In one embodiment, the processors and servers include computer
processors with associated memory and timing circuitry, not
separately shown. They are functional parts of the systems or
devices to which they belong and are activated by, and facilitate
the functionality of the other components or items in those
systems.
[0039] A number of data stores have also been discussed. It will be
noted they can each be broken into multiple data stores. All can be
local to the systems accessing them, all can be remote, or some can
be local while others are remote. All of these configurations are
contemplated herein.
[0040] Also, the figures show a number of blocks with functionality
ascribed to each block. It will be noted that fewer blocks can be
used so the functionality is performed by fewer components. Also,
more blocks can be used with the functionality distributed among
more components.
[0041] FIG. 6 is a block diagram of architecture 100, shown in FIG.
5, except that its elements are deployed in a cloud computing
architecture 500. The term "cloud", "cloud-based system",
"cloud-based architecture", or similar terms refer to a network of
devices (e.g. server computers, routers, etc.). Cloud computing
provides computation, software, data access, and storage services
that do not require end-user knowledge of the physical location or
configuration of the system that delivers the services.

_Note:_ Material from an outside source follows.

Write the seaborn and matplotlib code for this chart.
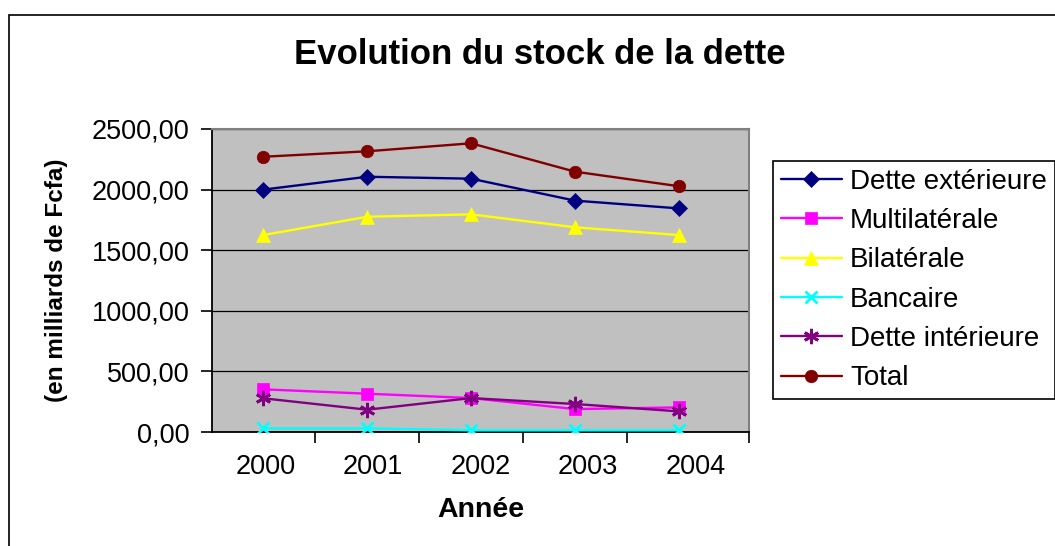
import matplotlib
matplotlib.use("Agg")
import matplotlib.pyplot as plt
from matplotlib.patches import Rectangle
from matplotlib.ticker import FuncFormatter, FixedLocator
import seaborn as sns
import pandas as pd
import numpy as np

years = ["2000", "2001", "2002", "2003", "2004"]
dette_exterieure = [2000, 2106, 2090, 1909, 1845]
multilaterale = [352, 316, 280, 189, 203]
bilaterale = [1625, 1776, 1796, 1689, 1625]
bancaire = [30, 30, 14, 14, 14]
dette_interieure = [278, 184, 280, 231, 170]
total = [2271, 2316, 2382, 2148, 2028]

series_names = ["Dette extérieure", "Multilatérale", "Bilatérale", "Bancaire",
                "Dette intérieure", "Total"]
series_values = [dette_exterieure, multilaterale, bilaterale, bancaire,
                 dette_interieure, total]
colors = ["#000080", "#FF00FF", "#FFFF00", "#00FFFF", "#800080", "#800000"]
markers = ["D", "s", "^", "x", (6, 2, 0), "o"]
msizes = [8, 8.5, 10, 9, 11, 9]

sns.set_style("white")
plt.rcParams["font.family"] = ["Liberation Sans", "DejaVu Sans"]
plt.rcParams["text.color"] = "black"
plt.rcParams["axes.labelcolor"] = "black"
plt.rcParams["xtick.color"] = "black"
plt.rcParams["ytick.color"] = "black"

fig = plt.figure(figsize=(10.55, 5.46), dpi=100)
W, H = 1055, 546
ax = fig.add_axes([212 / W, 1 - 432 / H, (749 - 212) / W, (432 - 129) / H])
ax.set_facecolor("#C0C0C0")

rows = []
for name, vals in zip(series_names, series_values):
    for i, v in enumerate(vals):
        rows.append({"serie": name, "idx": i, "val": v})
df = pd.DataFrame(rows)

for name, col, mk, ms in zip(series_names, colors, markers, msizes):
    sub = df[df["serie"] == name]
    filled = mk not in ("x", (6, 2, 0))
    sns.lineplot(data=sub, x="idx", y="val", ax=ax, color=col, lw=1.7,
                 marker=mk, markersize=ms,
                 markerfacecolor=col, markeredgecolor=col,
                 markeredgewidth=(2.0 if not filled else 0.5),
                 label=name, zorder=3)

ax.set_ylim(0, 2500)
ax.set_yticks([0, 500, 1000, 1500, 2000, 2500])
ax.yaxis.set_major_formatter(FuncFormatter(lambda v, p: f"{v:.2f}".replace(".", ",")))
x0, x1 = -0.494, 4.675
ax.set_xlim(x0, x1)
ax.xaxis.set_major_locator(FixedLocator([-0.5, 0.5, 1.5, 2.5, 3.5, x1]))
ax.xaxis.set_major_formatter(FuncFormatter(lambda v, p: ""))
# category labels centred in equal slots across the plot width (as in the original)
n = len(years)
label_pos = [x0 + (i + 0.5) * (x1 - x0) / n for i in range(n)]
ax.set_xticks(label_pos, years, minor=True)

ax.tick_params(axis="x", which="major", direction="out", length=8, width=1.2,
               color="black", bottom=True)
ax.tick_params(axis="x", which="minor", length=0, pad=16, labelsize=19.5,
               labelcolor="black")
ax.tick_params(axis="y", direction="out", length=8, width=1.2, color="black",
               left=True, pad=8, labelsize=19.5, labelcolor="black")

ax.grid(axis="y", color="black", lw=0.9)
ax.grid(axis="x", visible=False)
ax.set_axisbelow(True)

for s in ["left", "bottom"]:
    ax.spines[s].set_color("black")
    ax.spines[s].set_linewidth(1.3)
for s in ["top", "right"]:
    ax.spines[s].set_color("#808080")
    ax.spines[s].set_linewidth(1.5)

ax.set_xlabel("Année", fontsize=20.5, fontweight="bold", color="black")
ax.xaxis.set_label_coords(0.5, -0.215)
ax.set_ylabel("(en milliards de Fcfa)", fontsize=17.5, fontweight="bold",
              color="black")
ax.yaxis.set_label_coords(-0.268, 0.5)

fig.text(540 / W, 1 - 63.5 / H, "Evolution du stock de la dette",
         fontsize=25, fontweight="bold", ha="center", va="baseline",
         color="black")

handles, labels = ax.get_legend_handles_labels()
leg = ax.legend(handles, labels, loc="upper left",
                bbox_to_anchor=(773 / W, 1 - 161 / H),
                bbox_transform=fig.transFigure, fontsize=20,
                frameon=True, fancybox=False, shadow=False,
                edgecolor="black", framealpha=1, borderpad=0.28,
                labelspacing=0.48, handlelength=2.2, handletextpad=0.3,
                borderaxespad=0)
leg.get_frame().set_linewidth(1.2)
for t in leg.get_texts():
    t.set_color("black")

fig.add_artist(Rectangle((9 / W, -0.1), 1.2, (1 - 15 / H) + 0.1,
                         transform=fig.transFigure, fill=False,
                         ec="black", lw=1.2))

fig.savefig("out.png", dpi=100)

In various
embodiments, cloud computing delivers the services over a wide area
network, such as the internet, using appropriate protocols. For
instance, cloud computing providers deliver applications over a
wide area network and they can be accessed through a web browser or
any other computing component. Software or components of
architecture 100 as well as the corresponding data, can be stored
on servers at a remote location. The computing resources in a cloud
computing environment can be consolidated at a remote data center
location or they can be dispersed. Cloud computing infrastructures
can deliver services through shared data centers, even though they
appear as a single point of access for the user. Thus, the
components and functions described herein can be provided from a
service provider at a remote location using a cloud computing
architecture. Alternatively, they can be provided from a
conventional server, or they can be installed on client devices
directly, or in other ways.
[0042] The description is intended to include both public cloud
computing and private cloud computing. Cloud computing (both public
and private) provides substantially seamless pooling of resources,
as well as a reduced need to manage and configure underlying
hardware infrastructure.
[0043] A public cloud is managed by a vendor and typically supports
multiple consumers using the same infrastructure. Also, a public
cloud, as opposed to a private cloud, can free up the end users
from managing the hardware. A private cloud may be managed by the
organization itself and the infrastructure is typically not shared
with other organizations. The organization still maintains the
hardware to some extent, such as installations and repairs,
etc.
[0044] In the embodiment shown in FIG. 6, some items are similar to
those shown in FIG. 5 and they are similarly numbered. FIG. 6
specifically shows that system 101 can be located in cloud 502
(which can be public, private, or a combination where portions are
public while others are private). Therefore, the user uses a client
device 22 to access those systems through cloud 502.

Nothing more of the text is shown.